To serve, cut into 1/4-inch slices. Makes about 10 dozen sandwiches.
Rolls may be frozen for future use.
Shrimp Pinwheel Sandwiches
1 can drained shrimp
1 (8 oz.) pkg. cream cheese
1 c. Miracle Whip
few green onions, chopped
few drops food coloring
Blend together well.
Bread: 1 loaf tinted bread. Order it to be cut lengthwise. Trim off crusts with electric knife. Can do 3 at a time easily. Spread on filling evenly.
Then roll up end to end and secure with toothpick. Wrap the rolls (3) together in plastic wrap. If freezing, cover over with foil and place on cookie
sheet. Cut each roll into 5 sandwiches with electric knife.

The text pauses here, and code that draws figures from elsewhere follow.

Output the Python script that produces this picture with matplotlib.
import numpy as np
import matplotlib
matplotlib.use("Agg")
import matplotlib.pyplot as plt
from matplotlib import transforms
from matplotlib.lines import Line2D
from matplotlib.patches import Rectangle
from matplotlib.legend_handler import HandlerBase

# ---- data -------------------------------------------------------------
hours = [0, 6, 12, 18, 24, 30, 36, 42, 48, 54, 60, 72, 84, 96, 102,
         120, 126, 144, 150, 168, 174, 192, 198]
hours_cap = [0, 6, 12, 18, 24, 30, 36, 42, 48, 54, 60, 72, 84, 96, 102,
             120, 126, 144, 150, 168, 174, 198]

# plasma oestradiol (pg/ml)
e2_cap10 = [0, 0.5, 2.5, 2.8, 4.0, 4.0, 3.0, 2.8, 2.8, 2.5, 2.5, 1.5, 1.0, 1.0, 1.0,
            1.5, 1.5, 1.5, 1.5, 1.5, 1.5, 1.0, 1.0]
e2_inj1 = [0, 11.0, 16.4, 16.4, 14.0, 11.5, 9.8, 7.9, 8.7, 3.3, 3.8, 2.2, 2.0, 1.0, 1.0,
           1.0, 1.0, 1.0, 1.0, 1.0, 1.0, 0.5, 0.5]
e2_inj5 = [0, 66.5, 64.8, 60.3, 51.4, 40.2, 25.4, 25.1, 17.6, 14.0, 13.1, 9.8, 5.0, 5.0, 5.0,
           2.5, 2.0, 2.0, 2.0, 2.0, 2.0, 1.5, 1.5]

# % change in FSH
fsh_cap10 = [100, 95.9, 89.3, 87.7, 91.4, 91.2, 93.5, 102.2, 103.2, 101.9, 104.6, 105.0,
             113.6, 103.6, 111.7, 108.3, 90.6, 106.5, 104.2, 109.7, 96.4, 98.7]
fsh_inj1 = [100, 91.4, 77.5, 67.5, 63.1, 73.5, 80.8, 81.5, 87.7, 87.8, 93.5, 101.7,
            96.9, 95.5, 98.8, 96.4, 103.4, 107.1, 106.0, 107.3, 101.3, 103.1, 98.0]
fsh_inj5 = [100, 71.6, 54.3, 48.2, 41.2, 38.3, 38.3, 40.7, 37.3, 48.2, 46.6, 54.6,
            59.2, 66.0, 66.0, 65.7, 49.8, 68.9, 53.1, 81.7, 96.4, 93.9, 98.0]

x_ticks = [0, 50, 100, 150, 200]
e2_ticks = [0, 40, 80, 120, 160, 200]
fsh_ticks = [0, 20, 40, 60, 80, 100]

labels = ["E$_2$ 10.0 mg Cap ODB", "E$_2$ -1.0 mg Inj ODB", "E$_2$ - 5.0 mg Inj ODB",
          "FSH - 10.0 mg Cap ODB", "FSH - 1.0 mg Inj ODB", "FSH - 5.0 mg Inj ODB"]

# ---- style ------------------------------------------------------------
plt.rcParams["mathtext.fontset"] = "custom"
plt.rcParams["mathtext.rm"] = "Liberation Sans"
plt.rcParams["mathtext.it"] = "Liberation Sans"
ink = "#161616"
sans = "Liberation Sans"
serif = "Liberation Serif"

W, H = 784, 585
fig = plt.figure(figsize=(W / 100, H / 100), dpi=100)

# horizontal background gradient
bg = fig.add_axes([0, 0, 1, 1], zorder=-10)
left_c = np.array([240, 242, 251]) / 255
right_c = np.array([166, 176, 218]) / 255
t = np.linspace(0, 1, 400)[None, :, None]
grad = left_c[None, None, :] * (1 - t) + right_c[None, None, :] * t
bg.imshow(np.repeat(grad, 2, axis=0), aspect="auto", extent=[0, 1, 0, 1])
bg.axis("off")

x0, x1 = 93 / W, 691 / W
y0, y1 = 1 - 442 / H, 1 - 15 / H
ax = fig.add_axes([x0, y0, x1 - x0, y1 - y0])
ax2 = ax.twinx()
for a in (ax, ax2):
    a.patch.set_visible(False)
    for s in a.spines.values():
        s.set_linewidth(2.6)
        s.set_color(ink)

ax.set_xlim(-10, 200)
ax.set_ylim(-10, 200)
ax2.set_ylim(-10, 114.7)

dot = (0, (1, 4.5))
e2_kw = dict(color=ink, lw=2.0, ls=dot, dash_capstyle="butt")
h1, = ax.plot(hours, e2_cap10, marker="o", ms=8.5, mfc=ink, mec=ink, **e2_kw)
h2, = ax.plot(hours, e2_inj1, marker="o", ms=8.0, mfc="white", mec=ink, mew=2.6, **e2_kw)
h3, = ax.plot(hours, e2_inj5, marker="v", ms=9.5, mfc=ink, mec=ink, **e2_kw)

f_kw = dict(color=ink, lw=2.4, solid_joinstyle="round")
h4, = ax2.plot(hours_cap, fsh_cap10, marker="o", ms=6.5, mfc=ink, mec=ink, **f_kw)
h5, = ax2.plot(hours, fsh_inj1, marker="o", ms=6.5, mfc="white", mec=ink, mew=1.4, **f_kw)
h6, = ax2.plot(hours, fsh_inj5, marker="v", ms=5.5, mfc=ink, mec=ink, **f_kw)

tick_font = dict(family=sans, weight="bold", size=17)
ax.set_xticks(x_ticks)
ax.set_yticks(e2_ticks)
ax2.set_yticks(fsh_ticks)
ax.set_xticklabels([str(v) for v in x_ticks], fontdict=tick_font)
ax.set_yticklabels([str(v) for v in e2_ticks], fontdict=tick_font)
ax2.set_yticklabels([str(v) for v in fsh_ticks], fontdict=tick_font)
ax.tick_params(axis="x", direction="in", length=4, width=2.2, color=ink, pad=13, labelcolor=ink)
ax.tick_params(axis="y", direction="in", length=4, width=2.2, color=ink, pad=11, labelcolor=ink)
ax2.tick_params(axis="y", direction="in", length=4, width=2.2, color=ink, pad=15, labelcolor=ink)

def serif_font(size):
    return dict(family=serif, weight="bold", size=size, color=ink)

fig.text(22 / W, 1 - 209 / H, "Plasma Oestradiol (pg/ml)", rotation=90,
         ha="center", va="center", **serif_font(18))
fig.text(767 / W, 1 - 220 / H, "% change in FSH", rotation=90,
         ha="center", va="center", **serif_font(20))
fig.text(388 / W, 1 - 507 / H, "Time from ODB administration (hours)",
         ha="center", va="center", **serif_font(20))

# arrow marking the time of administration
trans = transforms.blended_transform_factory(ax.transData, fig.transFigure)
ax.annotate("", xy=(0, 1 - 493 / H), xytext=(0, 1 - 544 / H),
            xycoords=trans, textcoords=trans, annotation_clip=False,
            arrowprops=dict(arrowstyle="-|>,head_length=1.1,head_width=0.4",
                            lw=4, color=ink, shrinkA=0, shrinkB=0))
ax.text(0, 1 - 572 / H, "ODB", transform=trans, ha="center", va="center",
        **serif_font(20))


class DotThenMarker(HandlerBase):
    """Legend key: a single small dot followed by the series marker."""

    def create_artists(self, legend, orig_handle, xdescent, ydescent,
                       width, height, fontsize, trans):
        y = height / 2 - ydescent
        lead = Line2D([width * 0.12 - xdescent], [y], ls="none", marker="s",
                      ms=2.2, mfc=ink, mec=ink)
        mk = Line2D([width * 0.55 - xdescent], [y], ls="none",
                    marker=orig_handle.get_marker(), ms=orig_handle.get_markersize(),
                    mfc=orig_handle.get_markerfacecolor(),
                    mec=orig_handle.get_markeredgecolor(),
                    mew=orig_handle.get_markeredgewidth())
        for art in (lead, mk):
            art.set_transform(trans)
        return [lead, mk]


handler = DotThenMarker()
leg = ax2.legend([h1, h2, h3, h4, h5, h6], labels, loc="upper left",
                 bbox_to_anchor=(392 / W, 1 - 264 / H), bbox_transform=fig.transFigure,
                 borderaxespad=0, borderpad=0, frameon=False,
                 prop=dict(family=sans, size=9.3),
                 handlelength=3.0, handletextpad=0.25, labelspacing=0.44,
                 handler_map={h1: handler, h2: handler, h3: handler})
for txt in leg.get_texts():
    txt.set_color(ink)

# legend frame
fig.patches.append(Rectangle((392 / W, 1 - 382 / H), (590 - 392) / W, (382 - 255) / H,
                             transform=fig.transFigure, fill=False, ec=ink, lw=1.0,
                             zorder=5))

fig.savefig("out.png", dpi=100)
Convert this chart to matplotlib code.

bread slices, or bread sliced lengthwise
1/3 c. chopped pimento
1/3 c. chopped onions
1 (8 oz.) cream cheese
2 egg yolks
3 Tbsp. vinegar
3 Tbsp. sugar
pinch of salt
Beat together and cook filling ingredients, then add pimentos (chopped fine), onions
(chopped fine) and cream cheese. Beat until creamy. Let cool. Cut crust off bread and
spread with filling. Line up olives at edge and roll up and wrap in Saran Wrap and
freeze overnight. Slice while still frozen.
Tips: Use unsliced bread. If you can't
get a Baker to slice if lengthwise for you
you can do it your self. Use unsliced bread, trim crusts except the bottom one.
Placing the crust on your left, cut the loaf lengthwise into 1/8 - 1/4 inch slices.
set the crust aside. (electric knife is a good tool for this or a good bread knife.)
Run rolling pin lightly over each bread slice, to compact it slightly and prevent
the slice from tearing when you roll it up. Spread each slice with soft butter,
then your choice of filling (not too thickly). Use 3 olives, 1 sprig of water cress,
an asparagus stock or gherkin pickle at the end of the roll. Start rolling at the
garnish end. If no garnish, roll from either end. It is important to roll as evenly
and as tightly as possible.
Wrap each roll securely in waxed paper, plastic wrap or aluminum foil. You can
wrap these either already cut into slices ( 1/4 - 1/2 inch slices about 5 sandwiches)
or uncut to be sliced later, depending on when they will be served. Refrigerate
for 3-4 hrs. or freeze ahead if the filling will allow that.